Despite their nominal characterization, the individual and corporate income tax systems already possess a number of features that exempt some capital income from taxation. In effect, those features render the current system a hybrid—a mix of treatments that fully taxes some capital income while fully or partially exempting the rest. The system’s hybrid nature and recurring interest in changing it lead to questions about the degree to which capital income is actually taxed under the present federal income tax system and the extent to which various alternative steps—such as providing for tax-exempt savings accounts or permitting the expensing of capital purchases—would move the system entirely away from the taxation of capital income.
In addition to analyzing the level of taxation currently applied to capital income, CBO considered the composition of capital income taxes: how uniformly capital is taxed under the present system and how potential steps toward eliminating the tax on capital income would affect that uniformity. A lack of uniformity can signal the potential for distortion in economic decisions.

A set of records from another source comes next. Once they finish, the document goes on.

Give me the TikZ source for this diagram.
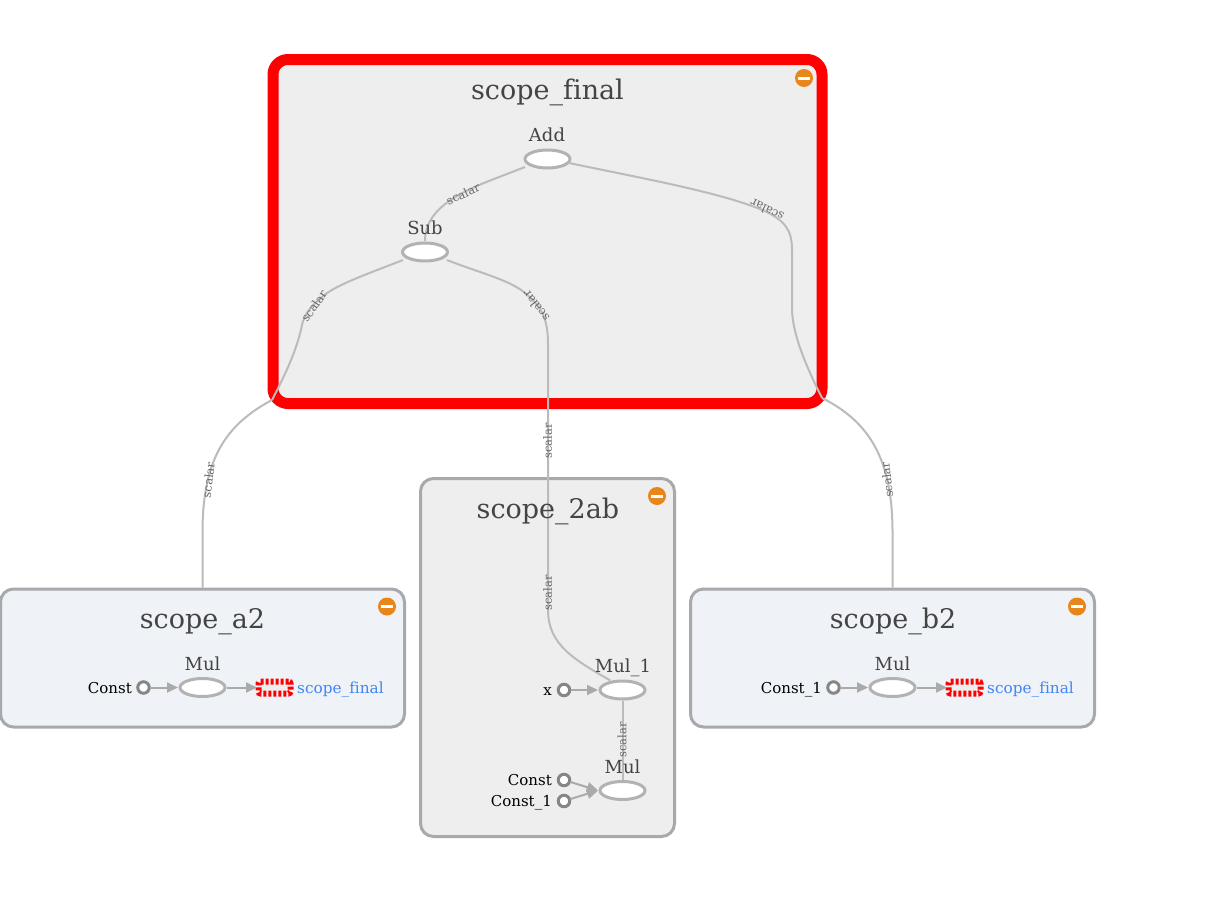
\documentclass[tikz,border=0pt]{standalone}
\usepackage{fontspec}
\setmainfont[Ligatures=NoCommon]{DejaVu Serif}
\usetikzlibrary{shapes.geometric,arrows.meta}
\definecolor{boxgray}{HTML}{EEEEEE}
\definecolor{boxblue}{HTML}{EFF2F7}
\definecolor{boxline}{HTML}{A7A9AC}
\definecolor{edgegray}{HTML}{BBBBBB}
\definecolor{opline}{HTML}{B2B2B2}
\definecolor{arrowgray}{HTML}{AAAAAA}
\definecolor{txtgray}{HTML}{444444}
\definecolor{lblgray}{HTML}{666666}
\definecolor{linkblue}{HTML}{4285F4}
\definecolor{orangeb}{HTML}{E8851B}
\begin{document}
\begin{tikzpicture}[x=1pt,y=-1pt,
  scopebox/.style={draw=boxline,line width=3pt,rounded corners=13pt},
  titletext/.style={font=\fontsize{27}{27}\selectfont,text=txtgray,inner sep=0pt,anchor=base},
  optext/.style={font=\fontsize{18}{18}\selectfont,text=txtgray,inner sep=0pt,anchor=base},
  smalltext/.style={font=\fontsize{15}{15}\selectfont,text=black,inner sep=0pt,anchor=base east},
  linktext/.style={font=\fontsize{15.3}{15}\selectfont,text=linkblue,inner sep=0pt,anchor=base west},
  opnode/.style={ellipse,draw=opline,fill=white,line width=3pt,minimum width=45pt,minimum height=18pt,inner sep=0pt,outer sep=2pt},
  constnode/.style={circle,draw=gray!95,fill=white,line width=3pt,minimum size=11.5pt,inner sep=0pt,outer sep=1pt},
  dataedge/.style={draw=edgegray,line width=2pt},
  flowedge/.style={draw=arrowgray,line width=2pt,-{Triangle[length=11pt,width=10pt]}},
  edgelabel/.style={font=\fontsize{11.5}{12}\selectfont,text=lblgray,inner sep=0pt},
  collapse/.style={circle,fill=orangeb,minimum size=18pt,inner sep=0pt},
  collapsebar/.style={fill=white,minimum width=12pt,minimum height=3pt,inner sep=0pt},
  refnode/.style={draw=red,line width=6pt,dash pattern=on 3pt off 2pt,rounded corners=2pt,fill=boxgray,minimum width=32pt,minimum height=12pt,inner sep=0pt,outer sep=1.5pt}
]
\useasboundingbox (0,0) rectangle (1215,897);
\fill[white] (0,0) rectangle (1215,897);

% scope boxes
\node[scopebox,draw=red,line width=11pt,fill=boxgray,rounded corners=15pt,minimum width=549pt,minimum height=344pt,inner sep=0pt] (final) at (547.5,231.5) {};
\node[scopebox,fill=boxgray,minimum width=254pt,minimum height=358pt,inner sep=0pt] (two) at (547.5,657.5) {};
\node[scopebox,fill=boxblue,minimum width=404pt,minimum height=138pt,inner sep=0pt] (atwo) at (202.5,658) {};
\node[scopebox,fill=boxblue,minimum width=404pt,minimum height=138pt,inner sep=0pt] (btwo) at (892.5,658) {};

% collapse buttons
\foreach \nm/\px/\py in {cf/804/78,ct/657/496,ca/387/606.5,cb/1077/606.5}{
  \node[collapse] (\nm) at (\px,\py) {};
  \node[collapsebar] at (\nm) {};
}

% operation nodes
\node[opnode] (add) at (547.5,159) {};
\node[opnode] (sub) at (425,252) {};
\node[opnode] (mula) at (202.5,687.5) {};
\node[opnode] (mulb) at (892.5,687.5) {};
\node[opnode] (mulone) at (622.5,690) {};
\node[opnode] (multwo) at (622.5,790.5) {};

% constants
\node[constnode] (ca2) at (143.5,687.5) {};
\node[constnode] (cb2) at (833.5,687.5) {};
\node[constnode] (xx) at (564,690) {};
\node[constnode] (c0) at (564,780) {};
\node[constnode] (c1) at (564,801) {};

% reference nodes
\node[refnode] (refa) at (274.5,687.5) {};
\node[refnode] (refb) at (964.5,687.5) {};

% way points
\coordinate (lw) at (272,400);
\coordinate (mw) at (548,403);
\coordinate (rw) at (822,398);

% data edges
\draw[dataedge] ([xshift=-22.5pt,yshift=-8pt]add.center) .. controls (480,185) and (425,200) .. (sub.north);
\draw[dataedge] ([xshift=21.5pt,yshift=-4pt]add.center) .. controls (640,178) and (720,192) .. (765,211) .. controls (785,221) and (792,230) .. (792,250) -- (792,308) .. controls (792,335) and (808,370) .. (rw);
\draw[dataedge] (rw) .. controls (870,422) and (892,460) .. (892.5,530) -- (btwo.north);
\draw[dataedge] ([xshift=-22pt,yshift=-8pt]sub.center) .. controls (370,273) and (335,285) .. (322,297) .. controls (310,307) and (304,315) .. (302,325) .. controls (297,350) and (285,375) .. (lw);
\draw[dataedge] (lw) .. controls (225,425) and (203,460) .. (202.5,530) -- (atwo.north);
\draw[dataedge] ([xshift=22pt,yshift=-8pt]sub.center) .. controls (480,273) and (510,280) .. (525,293) .. controls (543,308) and (548,320) .. (548,345) -- (mw);
\draw[dataedge] (mw) -- (548,610) .. controls (548,645) and (575,660) .. (mulone.142);
\draw[dataedge] (mulone.south) -- (multwo.north);

% flow edges
\draw[flowedge] (ca2) -- (mula.west);
\draw[flowedge] (mula.east) -- (refa.west);
\draw[flowedge] (cb2) -- (mulb.west);
\draw[flowedge] (mulb.east) -- (refb.west);
\draw[flowedge] (xx) -- (mulone.west);
\draw[flowedge] (c0) -- (multwo.west);
\draw[flowedge] (c1) -- (multwo.west);

% edge labels
\node[edgelabel,rotate=24] (e1) at (463,194) {scalar};
\node[edgelabel,rotate=155] (e2) at (767,210) {scalar};
\node[edgelabel,rotate=55] (e3) at (314,306) {scalar};
\node[edgelabel,rotate=128] (e4) at (536,306) {scalar};
\node[edgelabel,rotate=83] (e5) at (208.5,480) {scalar};
\node[edgelabel,rotate=90] (e6) at (547.5,441) {scalar};
\node[edgelabel,rotate=97] (e7) at (887,480) {scalar};
\node[edgelabel,rotate=90] (e8) at (547.5,593) {scalar};
\node[edgelabel,rotate=90] (e9) at (622,740) {scalar};

% titles
\node[titletext] (tf) at (547.5,99) {scope\_final};
\node[titletext] (tt) at (548,518) {scope\_2ab};
\node[titletext] (ta) at (202.5,628) {scope\_a2};
\node[titletext] (tb) at (893,628) {scope\_b2};

% operation labels
\node[optext] (ladd) at (547,141) {Add};
\node[optext] (lsub) at (425,234) {Sub};
\node[optext] (lma) at (202.5,670) {Mul};
\node[optext] (lmb) at (892.5,670) {Mul};
\node[optext] (lm1) at (623,672) {Mul\_1};
\node[optext] (lm2) at (622.5,773) {Mul};

% small labels
\node[smalltext] (l1) at (132,693) {Const};
\node[smalltext] (l2) at (822,693) {Const\_1};
\node[smalltext] (l3) at (552,695) {x};
\node[smalltext] (l4) at (552,785) {Const};
\node[smalltext] (l5) at (552,806) {Const\_1};
\node[linktext] (l6) at (297,693) {scope\_final};
\node[linktext] (l7) at (987,693) {scope\_final};
\end{tikzpicture}
\end{document}
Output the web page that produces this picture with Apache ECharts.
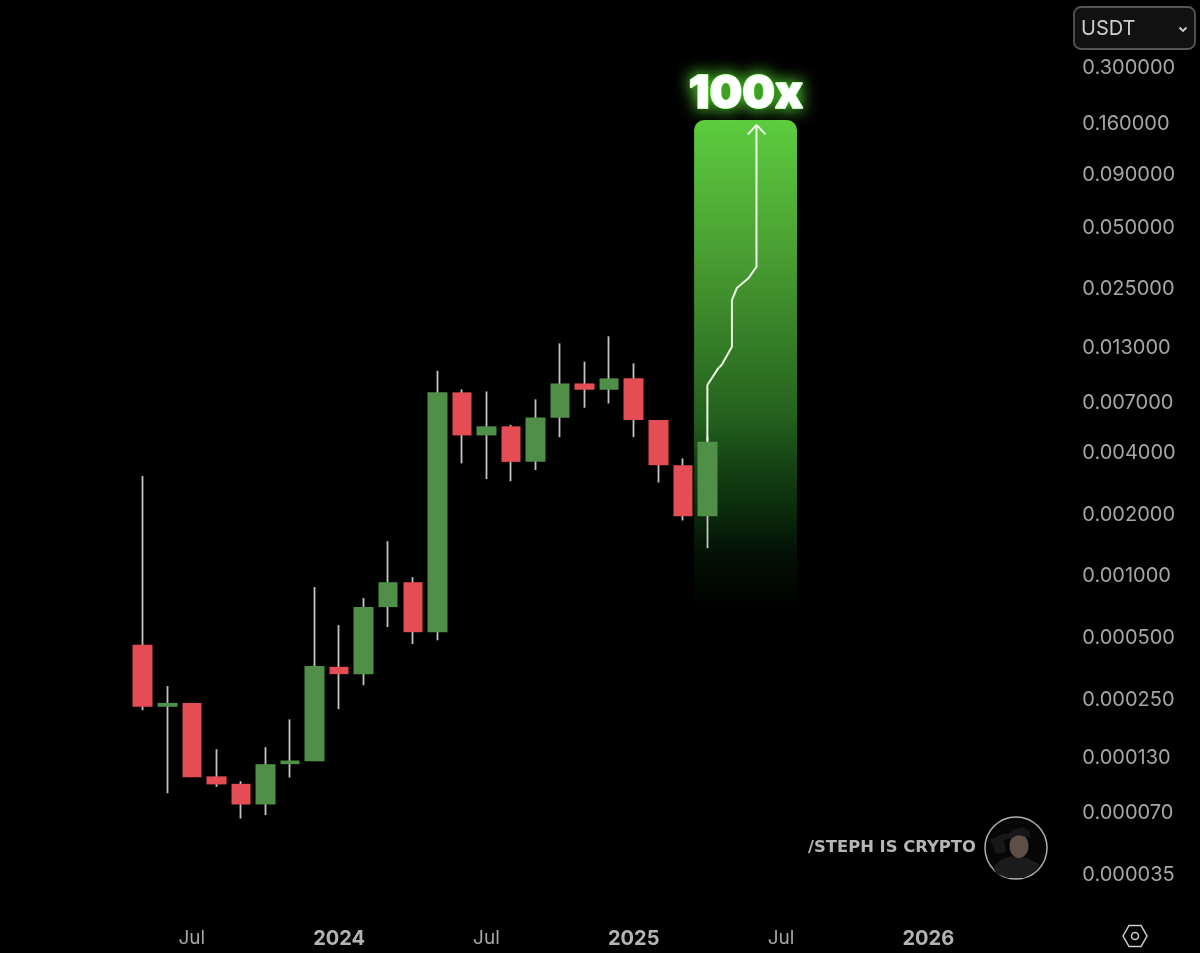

The analysis detailed in this study informs those issues by computing effective tax rates for a broad range of investments in tangible capital. CBO’s findings are summarized below:
- Under a tax regime that assumes the indefinite extension of provisions in place in 2008 (the base case), the overall effective tax rate on income from capital is 13.8 percent, about midway between the zero percent tax rate under a consumption tax or a wage tax and the average statutory marginal rate in the current income tax (approximately 27 percent for noncorporate business income).
- Effective tax rates on capital income under the base case are highly uneven. For instance, whereas the effective tax rate on debt-financed corporate investment is -6.4 percent, it is 36.1 percent on equity- financed corporate investment. Using typical mixes of debt and equity financing, the effective tax rate on corporate investment is 5.7 percentage points higher than that on noncorporate investment, and the rate on tenant-occupied housing is 23.3 percentage points higher than that on owner-occupied housing. Effective tax rates also differ significantly across different asset types.
- Eliminating individual-level taxes on capital income and allowing businesses to expense new investments would produce an effective tax rate of -15.1 percent because of the continued deductibility of interest by businesses and homeowners. Thus, instead of taxing the return on capital investment, the tax system would, on balance, subsidize it.
- The above combination would also alter the unevenness of capital taxation. Not taxing capital income at the individual level would reduce the difference in tax rates that exists between corporate and noncorporate investment but would increase the difference between equity-financed and debt-financed corporate investment and between tenant-occupied and owner-occupied housing. Furthermore, adding the full expensing of the acquisition cost of capital assets would significantly increase the difference in rates between equity-financed and debt-financed corporate investments, although it would eliminate the variance across asset types.
- Eliminating the deduction for interest expenses in tandem with the above combination would set effective tax rates on all capital income to zero and achieve complete uniformity.